Professor Receives Geographic Information Science Research Award

Richard Church honored for his fundamental contributions to geographic information systems and keen analysis of problems defined over space and time

UC Santa Barbara geography professor Richard Church has been selected for the 2014 University Consortium for Geographic Information Science (UCGIS) Research Award for his highly cited “Maximal Covering Location Problem” paper and relevant fundamental contributions to geographic information science (GIS). Church will receive the award May 21 at the UCGIS summer symposium in Pasadena, California, where he will address the audience.

“I am truly honored by being selected for this award and the recognition it brings to the field of location science,” Church said.

Also associate dean of mathematical, life and physical sciences, Church is a leading figure in scientific efforts to use and combine spatial analysis methods with GIS. He has made sustained academic contributions to GIS, location analysis and modeling, natural resource management and transportation. His findings have impacted a range of disciplines and enhanced planning and decision-making for urban, regional and environmental management.

One of Church’s seminal contributions to location analysis was introduced in the “Maximal Covering Location Problem,” a 1974 article in the “Papers in Regional Science.” This work, upon which he has expanded over the ensuing years, constitutes a major contribution to the theory and application of location analysis. It has also made the transition to location software packages included in commercial GIS, such as ArcGIS and TransCAD.

A second influential aspect of Church’s research pertains to the integration of GIS with location modeling. The culmination of this perspective on geographic information science is his recent book, “Business Site Selection, Location Analysis and GIS.” In this work, he demonstrates how GIS and location modeling are intimately linked in a number of ways — abstraction, data quality, model specification, computational requirement and geo-visualization.

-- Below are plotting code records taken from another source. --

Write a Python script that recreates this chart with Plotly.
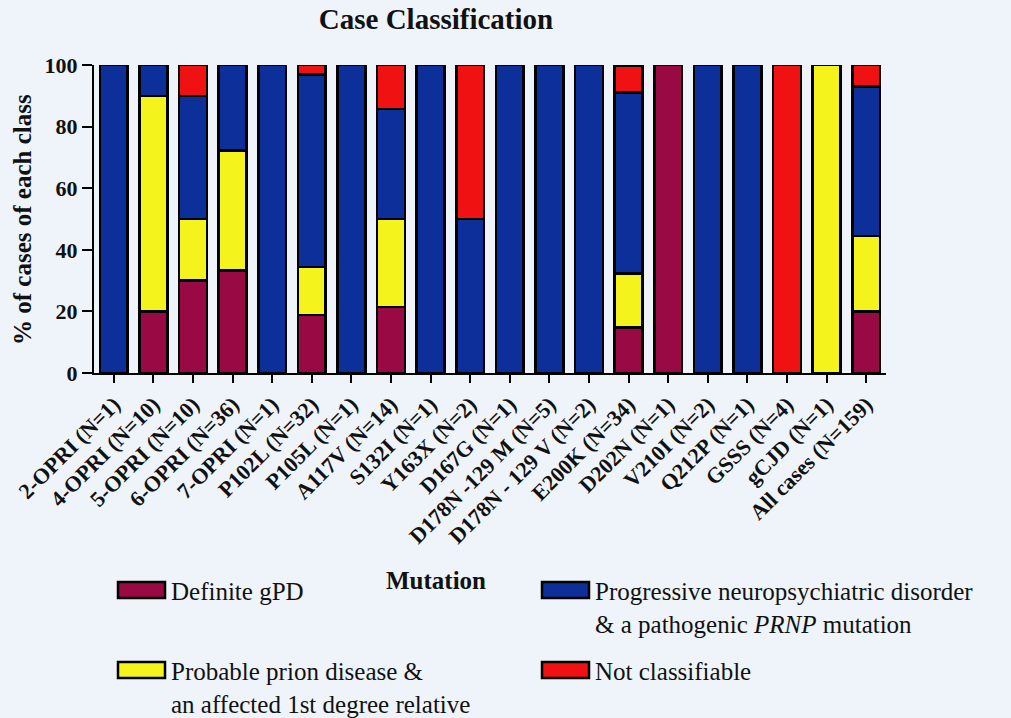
import plotly.graph_objects as go

# Mutation groups shown along the x axis
categories = [
    "2-OPRI (N=1)", "4-OPRI (N=10)", "5-OPRI (N=10)", "6-OPRI (N=36)",
    "7-OPRI (N=1)", "P102L (N=32)", "P105L (N=1)", "A117V (N=14)",
    "S132I (N=1)", "Y163X (N=2)", "D167G (N=1)", "D178N -129 M (N=5)",
    "D178N - 129 V (N=2)", "E200K (N=34)", "D202N (N=1)", "V210I (N=2)",
    "Q212P (N=1)", "GSSS (N=4)", "gCJD (N=1)", "All cases (N=159)",
]

# Percentage of cases in each class (stacked bottom to top)
definite_gpd = [0, 20, 30, 33.3, 0, 18.8, 0, 21.4, 0, 0, 0, 0, 0, 14.7, 100, 0, 0, 0, 0, 20.0]
probable_prion = [0, 70, 20, 38.9, 0, 15.6, 0, 28.6, 0, 0, 0, 0, 0, 17.6, 0, 0, 0, 0, 100, 24.5]
progressive_npd = [100, 10, 40, 27.8, 100, 62.5, 100, 35.7, 100, 50, 100, 100, 100, 58.8, 0, 100, 100, 0, 0, 48.5]
not_classifiable = [0, 0, 10, 0, 0, 3.1, 0, 14.3, 0, 50, 0, 0, 0, 8.8, 0, 0, 0, 100, 0, 7.0]

y_ticks = [0, 20, 40, 60, 80, 100]

series = [
    ("Definite gPD", definite_gpd, "#990a45"),
    ("Probable prion disease &<br>an affected 1st degree relative", probable_prion, "#f4f41c"),
    ("Progressive neuropsychiatric disorder<br>& a pathogenic <i>PRNP</i> mutation", progressive_npd, "#0d2f9a"),
    ("Not classifiable", not_classifiable, "#f01212"),
]

W, H = 1011, 718
L, R, T, B = 94, 886, 65, 373  # plot area in pixels
SERIF = "Liberation Serif"
BG = "#eef4f9"


def px_x(x):
    return (x - L) / (R - L)


def px_y(y):
    return (B - y) / (B - T)


fig = go.Figure()
for name, vals, color in series:
    fig.add_trace(go.Bar(
        x=categories, y=vals, name=name,
        marker=dict(color=color, line=dict(color="black", width=2.5)),
        showlegend=False,
    ))

# Legend drawn as a 2x2 block under the axis
legend_slots = {
    "Definite gPD": (118, 590),
    "Progressive": (542, 590),
    "Probable": (118, 670),
    "Not classifiable": (542, 670),
}
shapes = []
annotations = []
for name, _, color in series:
    key = next(k for k in legend_slots if name.startswith(k))
    sx, sy = legend_slots[key]
    shapes.append(dict(
        type="rect", xref="paper", yref="paper",
        x0=px_x(sx), x1=px_x(sx + 47), y0=px_y(sy + 8), y1=px_y(sy - 8),
        fillcolor=color, line=dict(color="black", width=2.5),
    ))
    annotations.append(dict(
        text=name, xref="paper", yref="paper",
        x=px_x(sx + 51), y=px_y(sy - 14), xanchor="left", yanchor="top",
        align="left", showarrow=False,
        font=dict(family=SERIF, size=25, color="#111"),
    ))

annotations.append(dict(
    text="<b>Mutation</b>", xref="paper", yref="paper",
    x=px_x(436), y=px_y(580), xanchor="center", yanchor="middle",
    showarrow=False, font=dict(family=SERIF, size=25, color="#111"),
))
annotations.append(dict(
    text="<b>% of cases of each class</b>", xref="paper", yref="paper",
    x=px_x(22), y=px_y(220), xanchor="center", yanchor="middle",
    textangle=-90, showarrow=False,
    font=dict(family=SERIF, size=25, color="#111"),
))

fig.update_layout(
    width=W, height=H,
    margin=dict(l=L, r=W - R, t=T, b=H - B, autoexpand=False),
    barmode="stack", bargap=0.3,
    paper_bgcolor=BG, plot_bgcolor=BG,
    title=dict(
        text="<b>Case Classification</b>", x=436 / W, xref="container",
        xanchor="center", y=1 - 19 / H, yref="container", yanchor="middle",
        font=dict(family=SERIF, size=29, color="#111"),
    ),
    shapes=shapes, annotations=annotations,
    xaxis=dict(
        type="category", tickangle=-45, showgrid=False,
        showline=True, linecolor="black", linewidth=2,
        ticks="outside", ticklen=8, tickwidth=2, tickcolor="black",
        tickfont=dict(family=SERIF, size=22, color="#111", weight="bold"),
        automargin=False,
    ),
    yaxis=dict(
        range=[0, 100], tickvals=y_ticks, showgrid=False, zeroline=False,
        showline=True, linecolor="black", linewidth=2,
        ticks="outside", ticklen=10, tickwidth=2, tickcolor="black",
        tickfont=dict(family=SERIF, size=22, color="#111", weight="bold"),
        automargin=False,
    ),
)

fig.write_html("out.html")
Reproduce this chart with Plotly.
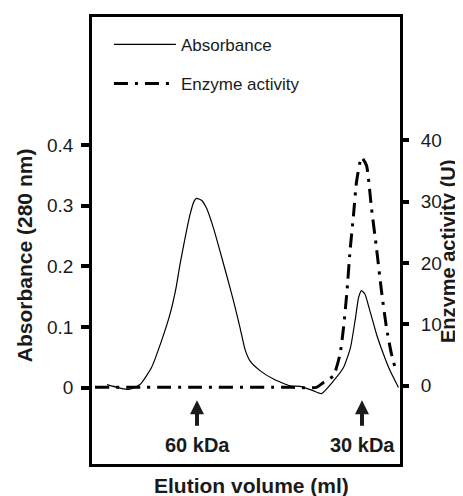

Church has also made significant contributions to natural resource management, transportation and system vulnerabilities in critical infrastructure. He has authored more than 230 publications during his 39-year career, with co-authors representing a broad range of disciplines, including geography, business, environmental science, civil and industrial engineering, operations research, management science, mathematics and statistics. According to Google Scholar, his work has been cited over 7,900 times. 

Chair of UCSB’s geography department from 1984 to 1988, Church has served as a consultant to a number of companies and agencies on a wide variety of issues, including systems for manpower deployment and systems for scheduling training activities, which are used by the U.S. Navy, the German Air Force and the Australian Army. He holds a U.S. patent on an optimization method that estimates the manpower needs for emergency medical systems from computerized data systems.

Church received his Bachelor of Science degree from Lewis and Clark College and his Ph.D. in environmental systems engineering from The Johns Hopkins University. In 2009, he was elected Fellow of the Regional Science Association International and Fellow of the American Association for the Advancement of Science. In 2012, he received a lifetime achievement award from the Institute for Operations Research and the Management Sciences.